The problem of payment collection is not merely technical. Patel noted that large companies have a habit of working on their vendors’ money — payment cycles can be 90 days or longer. When working with smaller companies, the challenge is to ensure that they are properly financed so that payments are not dragged out — or dropped completely. “People love doing work on your money. It’s one of those things in India — you sell them something and they don’t pay you, and then you have to go begging for your own money,” he said. He added that he has an employee on his four-person accounting team whose entire job is retrieving overdue payments. “His job is to show up in people’s offices, just wait all day for the accounting guy to cut him a check.”

Patel’s parting advice to would-be entrepreneurs stressed the pragmatic over the inspirational.
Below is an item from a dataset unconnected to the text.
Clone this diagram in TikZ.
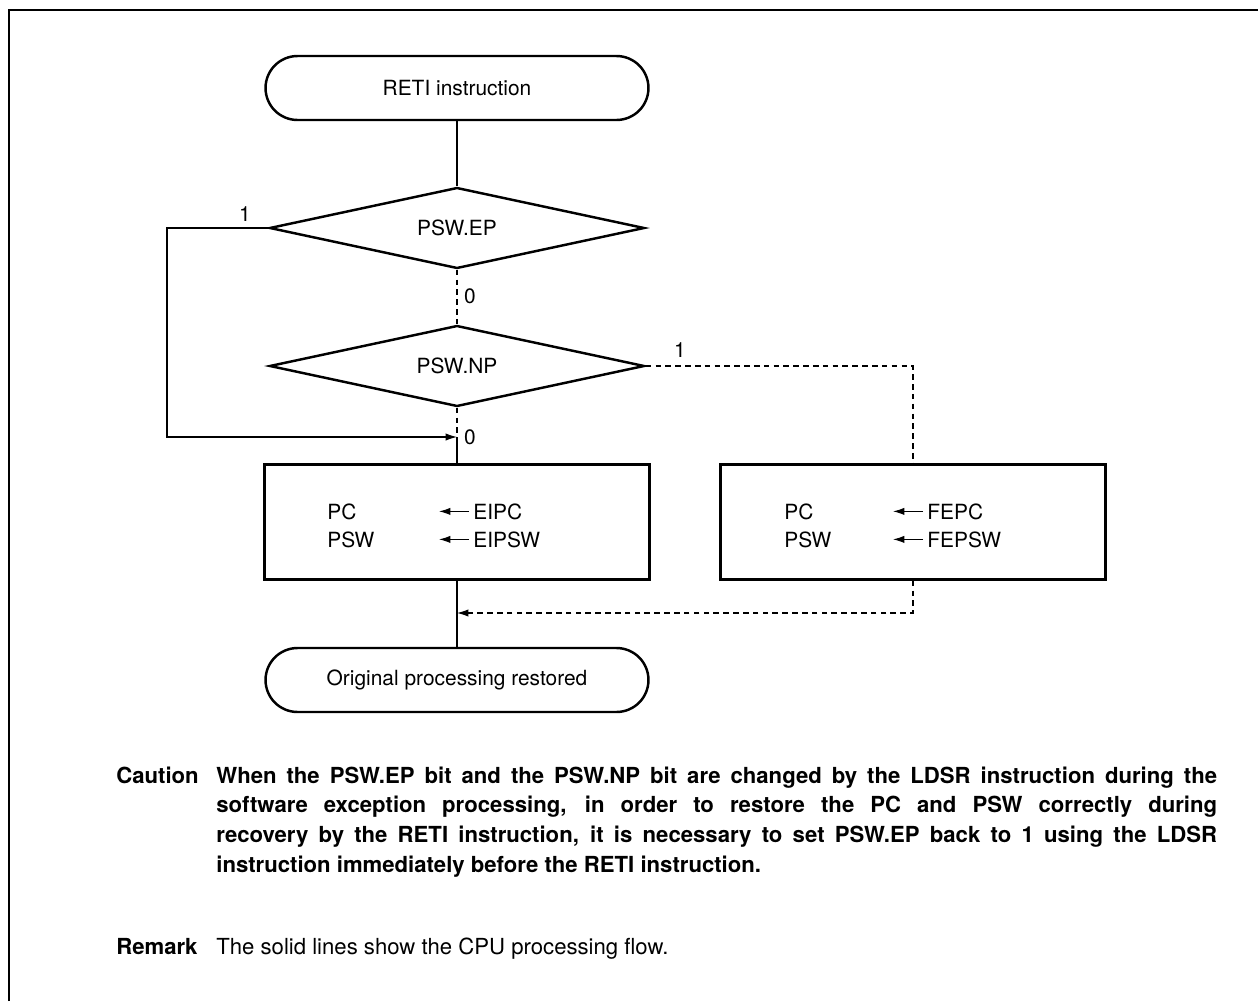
\documentclass[tikz,border=0pt]{standalone}
\usepackage{fontspec}
\setmainfont{TeX Gyre Heros}
\usepackage{tikz}
\usetikzlibrary{shapes.geometric,arrows.meta}

\tikzset{
  term/.style={draw, line width=1.4pt, rounded corners=0.64cm, minimum width=7.66cm, minimum height=1.28cm},
  decision/.style={draw, diamond, aspect=5, line width=1.4pt, inner sep=0pt, minimum width=7.5cm, minimum height=1.62cm},
  proc/.style={draw, line width=1.4pt, minimum width=7.7cm, minimum height=2.3cm},
  txt/.style={inner sep=0pt, anchor=base west},
  note/.style={txt, font=\fontsize{12.6}{17}\selectfont},
  flow/.style={line width=0.6pt},
  flowdash/.style={line width=0.6pt, dash pattern=on 3.2pt off 2.4pt},
  tip/.style={-{Latex[length=6.5pt,width=4.2pt]}}
}

\begin{document}
\begin{tikzpicture}[x=0.02cm, y=-0.02cm, font=\fontsize{11.9}{14}\selectfont]
    \useasboundingbox (0,0) rectangle (1258,1001);
    \draw[line width=1.7pt] (9,1001) -- (9,10) -- (1258,10);

    % flowchart
    \node[term] (start) at (457,88) {RETI instruction};
    \node[decision] (ep) at (457,228) {PSW.EP};
    \node[decision] (np) at (457,366) {PSW.NP};
    \node[proc] (eibox) at (457,522) {};
    \node[proc] (febox) at (913,522) {};
    \node[term] (stop) at (457,680) {Original processing restored};

    \coordinate (lft) at (167,437);
    \coordinate (j1) at (457,437);
    \coordinate (j2) at (457,613);

    \node (lb1) at (245,214) {1};
    \node (lb2) at (470,296) {0};
    \node (lb3) at (680,350) {1};
    \node (lb4) at (470,437) {0};

    \node[txt] (pc1) at (327,519) {PC};
    \node[txt] (psw1) at (327,547) {PSW};
    \node[txt] (eipc) at (473,519) {EIPC};
    \node[txt] (eipsw) at (473,547) {EIPSW};
    \node[txt] (pc2) at (784,519) {PC};
    \node[txt] (psw2) at (784,547) {PSW};
    \node[txt] (fepc) at (927,519) {FEPC};
    \node[txt] (fepsw) at (927,547) {FEPSW};

    \draw[flow,tip] (eipc.west) ++(-4,0) -- ++(-30,0);
    \draw[flow,tip] (eipsw.west) ++(-4,0) -- ++(-30,0);
    \draw[flow,tip] (fepc.west) ++(-4,0) -- ++(-30,0);
    \draw[flow,tip] (fepsw.west) ++(-4,0) -- ++(-30,0);

    \draw[flow] (start) -- (ep);
    \draw[flow,tip] (ep.west) -| (lft) -- (j1);
    \draw[flowdash] (ep) -- (np);
    \draw[flowdash] (np) -- (j1);
    \draw[flow] (j1) -- (eibox);
    \draw[flowdash] (np.east) -| (febox.north);
    \draw[flow] (eibox) -- (stop);
    \draw[flowdash,tip] (febox.south) |- (j2);

    % notes
    \node[note, font=\fontsize{12.6}{17}\selectfont\bfseries] (cau) at (116,783) {Caution};
    \node[note, text width=20.02cm, align=justify, font=\fontsize{12.6}{17}\selectfont\bfseries] (cautxt) at (216,783)
      {\hyphenpenalty=10000 When the PSW.EP bit and the PSW.NP bit are changed by the LDSR instruction during the\linebreak
       software exception processing, in order to restore the PC and PSW correctly during\linebreak
       recovery by the RETI instruction, it is necessary to set PSW.EP back to 1 using the LDSR\linebreak
       instruction immediately before the RETI instruction.};
    \node[note, font=\fontsize{12.6}{17}\selectfont\bfseries] (rem) at (116,954) {Remark};
    \node[note] (remtxt) at (216,954) {The solid lines show the CPU processing flow.};
\end{tikzpicture}
\end{document}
He extolled the virtues of purchasing, rather than renting, the worksite — the value of his company’s real estate went up 4.5 times, even when the business itself was just breaking even.

Hands-on Effort Needed

He also warned against being an absentee manager. “If you want to do it, you have to be there and have to put in the time there. Going there two weeks every quarter may not just cut it,” he said.

Tewari took a different tack, saying not to worry about getting a lot of experience before creating a start-up, and to avoid the golden-handcuff trap. [Once you take up a regular job, you get too fond of the pay and perks.] “Those golden handcuffs will push you out of entrepreneurship for two or five years of experience. In my viewpoint, experience is grossly overrated,” he noted.

He admits, however, that the entrepreneurship process can be extraordinarily grueling and disheartening, especially when one sees classmates making a lot of money in jobs at established firms. During those times, the fear and doubt can be crushing. “At the end of all of this, when you are trying to lay out the story, the negatives seem so fairy tale-ish and people love it. But when you are going through it, it’s stress, stress, stress. It is bad.”

But, ultimately, it is worth it for those who are willing to take risks and think big. “The whole experience of entrepreneurship is so beautiful that it is like cocaine,” said Tewari. “You will not be able to give it up.”